• [Goal of the exercise]: Transcribe the full listing exactly, and drop every picture.

• [Information provided]:
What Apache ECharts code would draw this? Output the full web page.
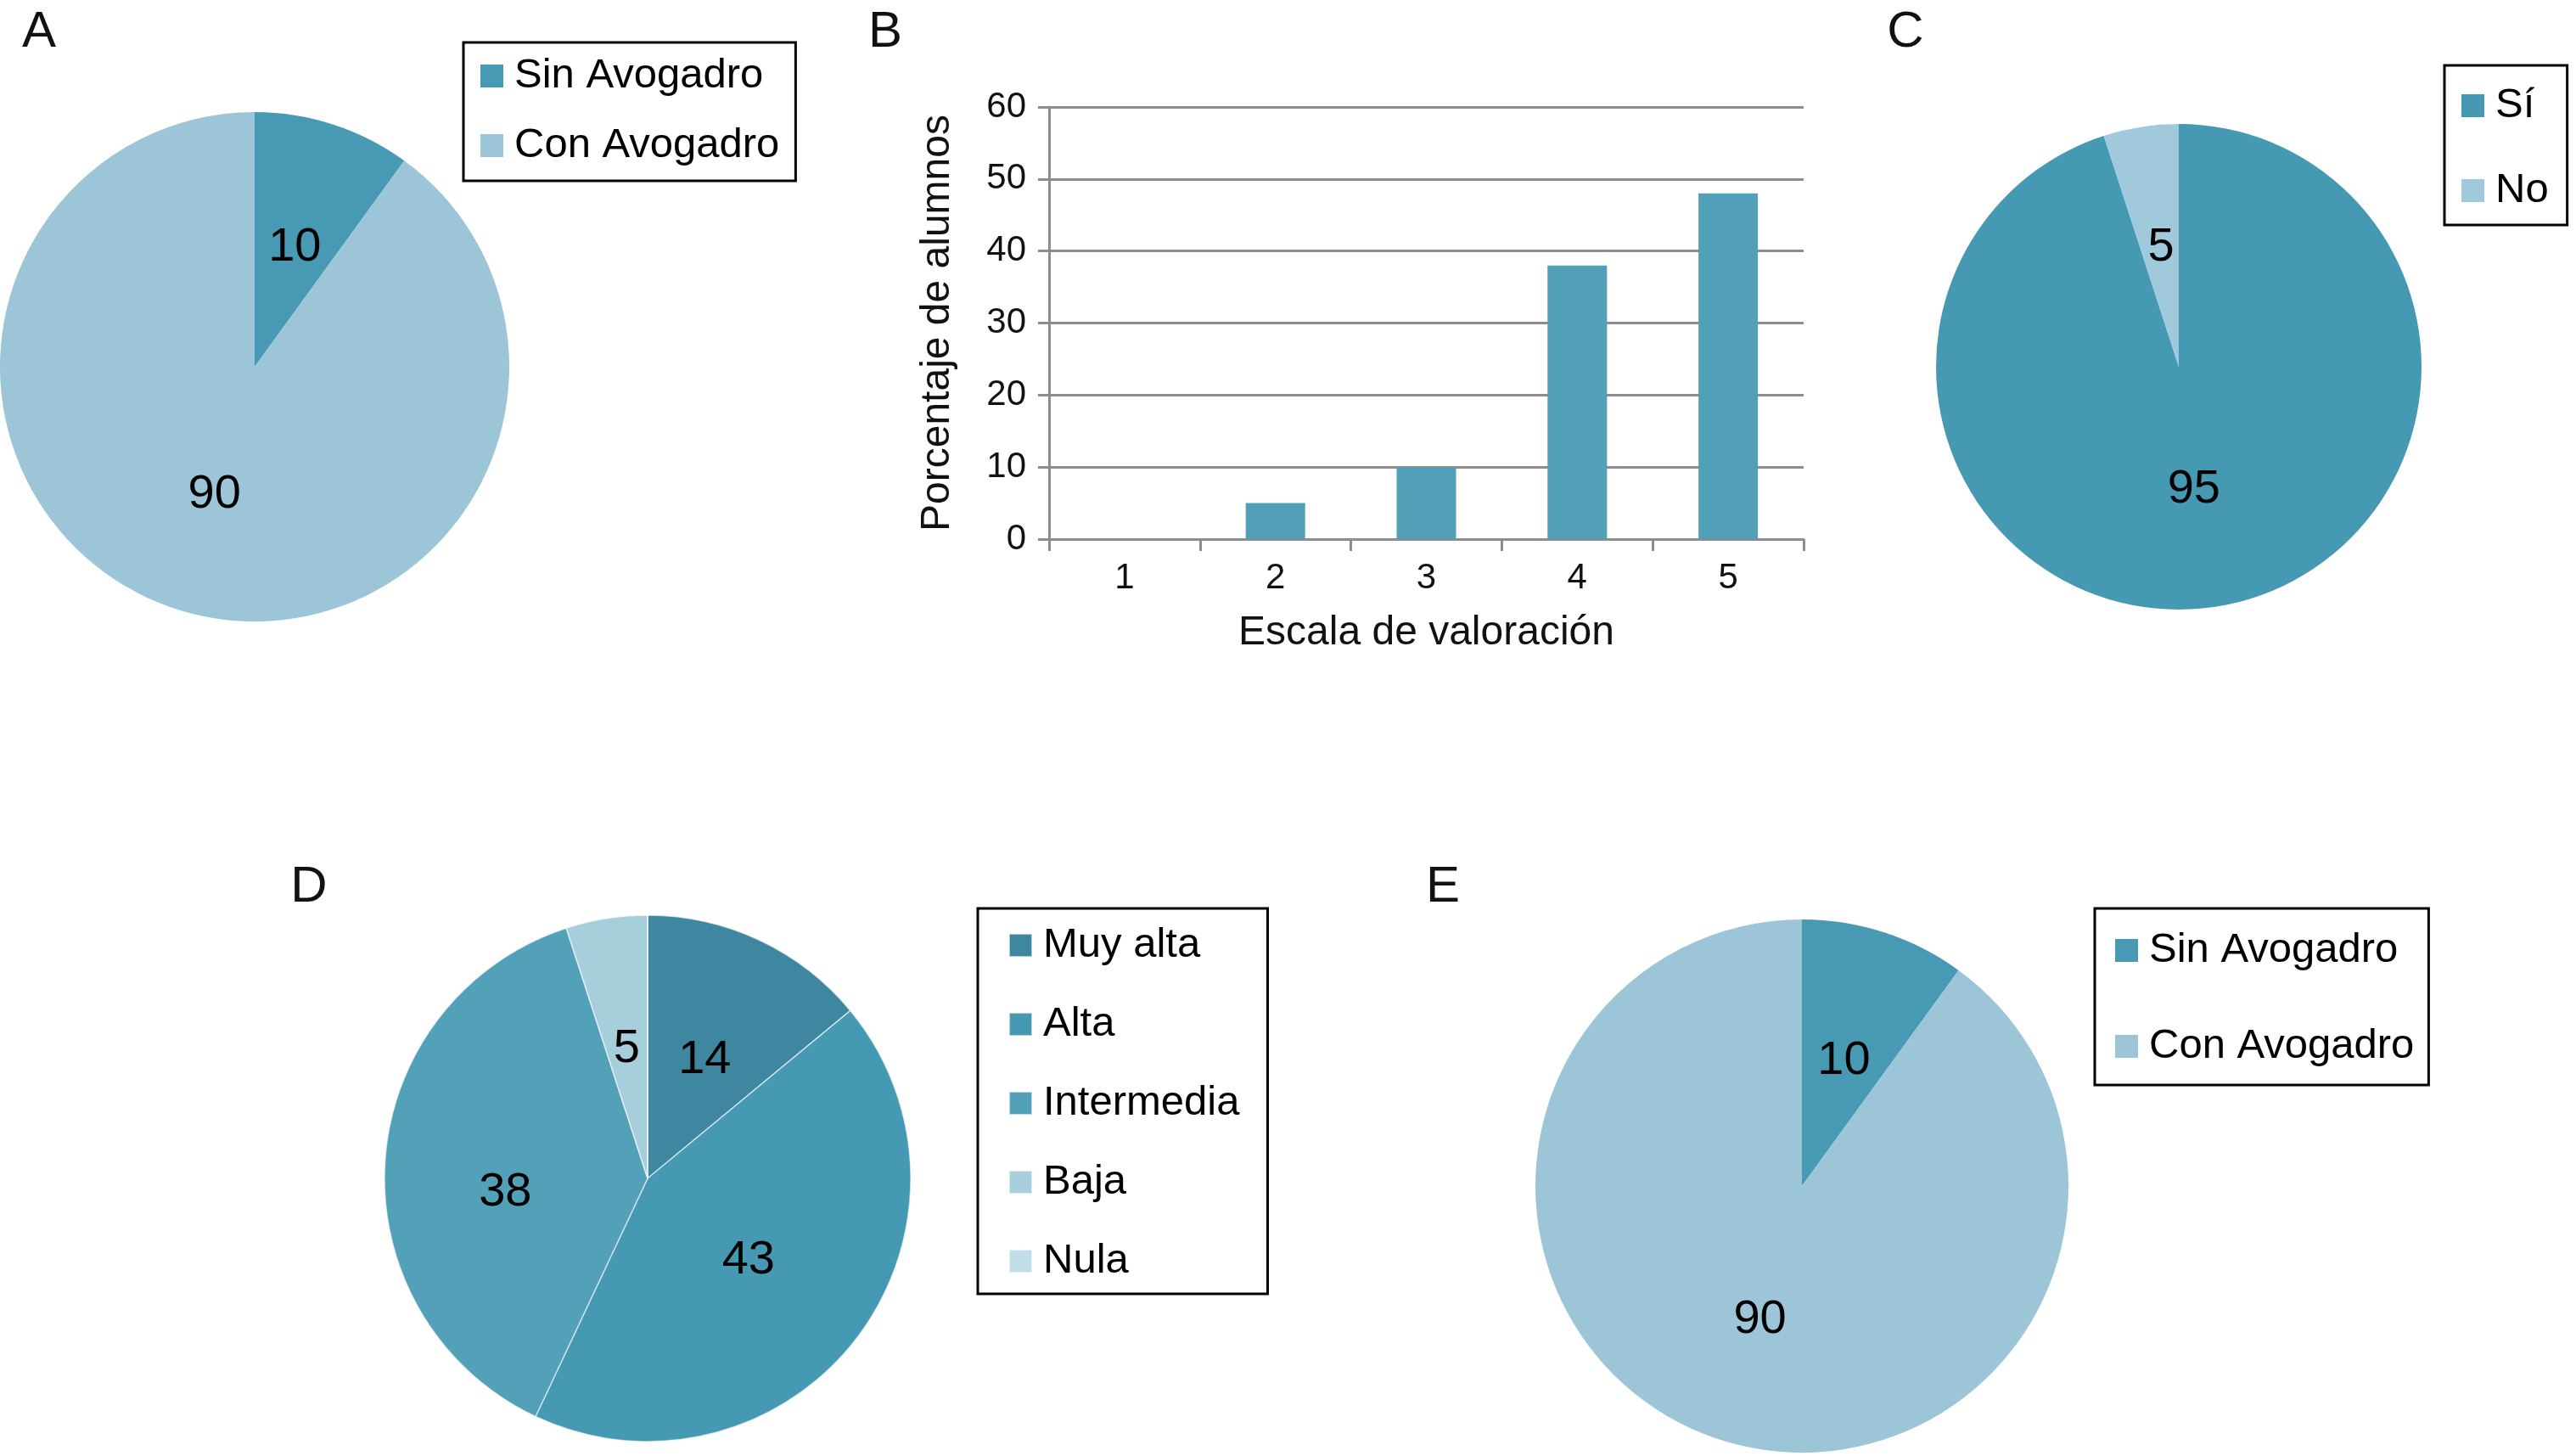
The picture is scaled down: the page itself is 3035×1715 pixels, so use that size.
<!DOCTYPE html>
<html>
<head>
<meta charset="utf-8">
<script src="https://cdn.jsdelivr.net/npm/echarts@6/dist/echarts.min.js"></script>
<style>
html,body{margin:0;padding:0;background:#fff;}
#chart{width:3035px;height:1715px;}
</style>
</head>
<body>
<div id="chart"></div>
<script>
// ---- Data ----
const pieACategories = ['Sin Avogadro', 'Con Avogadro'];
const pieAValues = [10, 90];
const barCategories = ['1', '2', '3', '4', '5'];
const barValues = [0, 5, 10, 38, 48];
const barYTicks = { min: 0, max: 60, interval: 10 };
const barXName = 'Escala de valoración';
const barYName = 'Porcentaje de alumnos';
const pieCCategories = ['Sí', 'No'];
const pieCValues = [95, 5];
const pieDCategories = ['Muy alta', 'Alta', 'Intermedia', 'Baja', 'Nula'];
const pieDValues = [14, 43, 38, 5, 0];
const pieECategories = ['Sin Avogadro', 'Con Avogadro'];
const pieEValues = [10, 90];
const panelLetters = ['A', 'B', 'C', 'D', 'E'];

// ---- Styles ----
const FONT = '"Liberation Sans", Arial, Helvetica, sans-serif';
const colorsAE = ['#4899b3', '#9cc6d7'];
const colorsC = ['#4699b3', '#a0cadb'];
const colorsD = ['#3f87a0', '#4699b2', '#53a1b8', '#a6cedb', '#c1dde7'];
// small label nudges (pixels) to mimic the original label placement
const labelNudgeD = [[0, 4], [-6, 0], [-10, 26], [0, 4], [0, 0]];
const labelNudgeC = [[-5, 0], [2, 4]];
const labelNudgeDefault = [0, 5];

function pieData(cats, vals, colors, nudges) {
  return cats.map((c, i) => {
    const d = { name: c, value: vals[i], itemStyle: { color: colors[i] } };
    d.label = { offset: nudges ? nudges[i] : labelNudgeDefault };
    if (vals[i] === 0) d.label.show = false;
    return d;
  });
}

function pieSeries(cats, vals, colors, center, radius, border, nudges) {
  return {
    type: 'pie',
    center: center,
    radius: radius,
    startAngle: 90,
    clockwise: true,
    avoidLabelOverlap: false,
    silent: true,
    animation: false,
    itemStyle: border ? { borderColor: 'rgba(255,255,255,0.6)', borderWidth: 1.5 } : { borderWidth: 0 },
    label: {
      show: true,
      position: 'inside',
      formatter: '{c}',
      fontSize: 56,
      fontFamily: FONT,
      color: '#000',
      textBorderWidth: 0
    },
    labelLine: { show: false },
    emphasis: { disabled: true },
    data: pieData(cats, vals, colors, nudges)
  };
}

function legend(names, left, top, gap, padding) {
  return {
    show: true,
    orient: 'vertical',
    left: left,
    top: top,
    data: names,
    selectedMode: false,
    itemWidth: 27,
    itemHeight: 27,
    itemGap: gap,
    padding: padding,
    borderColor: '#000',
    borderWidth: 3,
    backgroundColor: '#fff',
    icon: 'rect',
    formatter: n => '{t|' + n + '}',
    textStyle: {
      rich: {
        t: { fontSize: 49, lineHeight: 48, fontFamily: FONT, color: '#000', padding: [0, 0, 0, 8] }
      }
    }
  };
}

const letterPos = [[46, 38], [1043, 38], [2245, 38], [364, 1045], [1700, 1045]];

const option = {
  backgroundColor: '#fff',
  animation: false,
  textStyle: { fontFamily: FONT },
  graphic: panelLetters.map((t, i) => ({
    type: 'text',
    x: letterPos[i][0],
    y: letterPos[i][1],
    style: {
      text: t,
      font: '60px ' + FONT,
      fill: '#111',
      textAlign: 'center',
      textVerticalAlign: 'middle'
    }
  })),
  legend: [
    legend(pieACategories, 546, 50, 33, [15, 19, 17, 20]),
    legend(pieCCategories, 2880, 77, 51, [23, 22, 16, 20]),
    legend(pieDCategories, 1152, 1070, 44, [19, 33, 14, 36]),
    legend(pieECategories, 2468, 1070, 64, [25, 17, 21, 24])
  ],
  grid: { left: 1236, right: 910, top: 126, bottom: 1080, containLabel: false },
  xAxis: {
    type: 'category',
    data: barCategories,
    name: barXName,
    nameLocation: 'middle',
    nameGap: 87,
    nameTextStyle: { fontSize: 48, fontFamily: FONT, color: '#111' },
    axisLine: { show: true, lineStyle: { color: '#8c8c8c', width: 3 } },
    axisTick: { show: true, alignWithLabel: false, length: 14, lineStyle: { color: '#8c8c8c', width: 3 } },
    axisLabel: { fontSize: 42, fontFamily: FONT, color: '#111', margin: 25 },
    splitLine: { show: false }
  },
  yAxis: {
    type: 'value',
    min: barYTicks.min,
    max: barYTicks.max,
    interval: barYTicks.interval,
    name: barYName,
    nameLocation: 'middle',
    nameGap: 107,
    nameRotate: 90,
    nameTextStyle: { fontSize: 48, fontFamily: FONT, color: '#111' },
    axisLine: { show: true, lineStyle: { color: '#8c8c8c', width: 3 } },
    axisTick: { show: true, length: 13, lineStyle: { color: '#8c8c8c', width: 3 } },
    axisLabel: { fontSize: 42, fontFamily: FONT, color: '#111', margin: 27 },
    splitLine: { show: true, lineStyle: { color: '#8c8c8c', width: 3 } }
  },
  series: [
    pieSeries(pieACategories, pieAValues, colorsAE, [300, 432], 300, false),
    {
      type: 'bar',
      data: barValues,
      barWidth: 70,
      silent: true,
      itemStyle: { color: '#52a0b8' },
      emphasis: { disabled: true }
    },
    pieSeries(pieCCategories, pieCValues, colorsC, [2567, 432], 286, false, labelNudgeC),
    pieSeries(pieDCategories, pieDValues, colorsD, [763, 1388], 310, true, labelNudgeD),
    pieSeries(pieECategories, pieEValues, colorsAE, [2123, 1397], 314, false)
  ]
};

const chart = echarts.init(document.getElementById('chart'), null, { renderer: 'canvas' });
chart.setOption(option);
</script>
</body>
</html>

• [The answer]:
What Apache ECharts code would draw this? Output the full web page.
The picture is scaled down: the page itself is 3035×1715 pixels, so use that size.
<!DOCTYPE html>
<html>
<head>
<meta charset="utf-8">
<script src="https://cdn.jsdelivr.net/npm/echarts@6/dist/echarts.min.js"></script>
<style>
html,body{margin:0;padding:0;background:#fff;}
#chart{width:3035px;height:1715px;}
</style>
</head>
<body>
<div id="chart"></div>
<script>
// ---- Data ----
const pieACategories = ['Sin Avogadro', 'Con Avogadro'];
const pieAValues = [10, 90];
const barCategories = ['1', '2', '3', '4', '5'];
const barValues = [0, 5, 10, 38, 48];
const barYTicks = { min: 0, max: 60, interval: 10 };
const barXName = 'Escala de valoración';
const barYName = 'Porcentaje de alumnos';
const pieCCategories = ['Sí', 'No'];
const pieCValues = [95, 5];
const pieDCategories = ['Muy alta', 'Alta', 'Intermedia', 'Baja', 'Nula'];
const pieDValues = [14, 43, 38, 5, 0];
const pieECategories = ['Sin Avogadro', 'Con Avogadro'];
const pieEValues = [10, 90];
const panelLetters = ['A', 'B', 'C', 'D', 'E'];

// ---- Styles ----
const FONT = '"Liberation Sans", Arial, Helvetica, sans-serif';
const colorsAE = ['#4899b3', '#9cc6d7'];
const colorsC = ['#4699b3', '#a0cadb'];
const colorsD = ['#3f87a0', '#4699b2', '#53a1b8', '#a6cedb', '#c1dde7'];
// small label nudges (pixels) to mimic the original label placement
const labelNudgeD = [[0, 4], [-6, 0], [-10, 26], [0, 4], [0, 0]];
const labelNudgeC = [[-5, 0], [2, 4]];
const labelNudgeDefault = [0, 5];

function pieData(cats, vals, colors, nudges) {
  return cats.map((c, i) => {
    const d = { name: c, value: vals[i], itemStyle: { color: colors[i] } };
    d.label = { offset: nudges ? nudges[i] : labelNudgeDefault };
    if (vals[i] === 0) d.label.show = false;
    return d;
  });
}

function pieSeries(cats, vals, colors, center, radius, border, nudges) {
  return {
    type: 'pie',
    center: center,
    radius: radius,
    startAngle: 90,
    clockwise: true,
    avoidLabelOverlap: false,
    silent: true,
    animation: false,
    itemStyle: border ? { borderColor: 'rgba(255,255,255,0.6)', borderWidth: 1.5 } : { borderWidth: 0 },
    label: {
      show: true,
      position: 'inside',
      formatter: '{c}',
      fontSize: 56,
      fontFamily: FONT,
      color: '#000',
      textBorderWidth: 0
    },
    labelLine: { show: false },
    emphasis: { disabled: true },
    data: pieData(cats, vals, colors, nudges)
  };
}

function legend(names, left, top, gap, padding) {
  return {
    show: true,
    orient: 'vertical',
    left: left,
    top: top,
    data: names,
    selectedMode: false,
    itemWidth: 27,
    itemHeight: 27,
    itemGap: gap,
    padding: padding,
    borderColor: '#000',
    borderWidth: 3,
    backgroundColor: '#fff',
    icon: 'rect',
    formatter: n => '{t|' + n + '}',
    textStyle: {
      rich: {
        t: { fontSize: 49, lineHeight: 48, fontFamily: FONT, color: '#000', padding: [0, 0, 0, 8] }
      }
    }
  };
}

const letterPos = [[46, 38], [1043, 38], [2245, 38], [364, 1045], [1700, 1045]];

const option = {
  backgroundColor: '#fff',
  animation: false,
  textStyle: { fontFamily: FONT },
  graphic: panelLetters.map((t, i) => ({
    type: 'text',
    x: letterPos[i][0],
    y: letterPos[i][1],
    style: {
      text: t,
      font: '60px ' + FONT,
      fill: '#111',
      textAlign: 'center',
      textVerticalAlign: 'middle'
    }
  })),
  legend: [
    legend(pieACategories, 546, 50, 33, [15, 19, 17, 20]),
    legend(pieCCategories, 2880, 77, 51, [23, 22, 16, 20]),
    legend(pieDCategories, 1152, 1070, 44, [19, 33, 14, 36]),
    legend(pieECategories, 2468, 1070, 64, [25, 17, 21, 24])
  ],
  grid: { left: 1236, right: 910, top: 126, bottom: 1080, containLabel: false },
  xAxis: {
    type: 'category',
    data: barCategories,
    name: barXName,
    nameLocation: 'middle',
    nameGap: 87,
    nameTextStyle: { fontSize: 48, fontFamily: FONT, color: '#111' },
    axisLine: { show: true, lineStyle: { color: '#8c8c8c', width: 3 } },
    axisTick: { show: true, alignWithLabel: false, length: 14, lineStyle: { color: '#8c8c8c', width: 3 } },
    axisLabel: { fontSize: 42, fontFamily: FONT, color: '#111', margin: 25 },
    splitLine: { show: false }
  },
  yAxis: {
    type: 'value',
    min: barYTicks.min,
    max: barYTicks.max,
    interval: barYTicks.interval,
    name: barYName,
    nameLocation: 'middle',
    nameGap: 107,
    nameRotate: 90,
    nameTextStyle: { fontSize: 48, fontFamily: FONT, color: '#111' },
    axisLine: { show: true, lineStyle: { color: '#8c8c8c', width: 3 } },
    axisTick: { show: true, length: 13, lineStyle: { color: '#8c8c8c', width: 3 } },
    axisLabel: { fontSize: 42, fontFamily: FONT, color: '#111', margin: 27 },
    splitLine: { show: true, lineStyle: { color: '#8c8c8c', width: 3 } }
  },
  series: [
    pieSeries(pieACategories, pieAValues, colorsAE, [300, 432], 300, false),
    {
      type: 'bar',
      data: barValues,
      barWidth: 70,
      silent: true,
      itemStyle: { color: '#52a0b8' },
      emphasis: { disabled: true }
    },
    pieSeries(pieCCategories, pieCValues, colorsC, [2567, 432], 286, false, labelNudgeC),
    pieSeries(pieDCategories, pieDValues, colorsD, [763, 1388], 310, true, labelNudgeD),
    pieSeries(pieECategories, pieEValues, colorsAE, [2123, 1397], 314, false)
  ]
};

const chart = echarts.init(document.getElementById('chart'), null, { renderer: 'canvas' });
chart.setOption(option);
</script>
</body>
</html>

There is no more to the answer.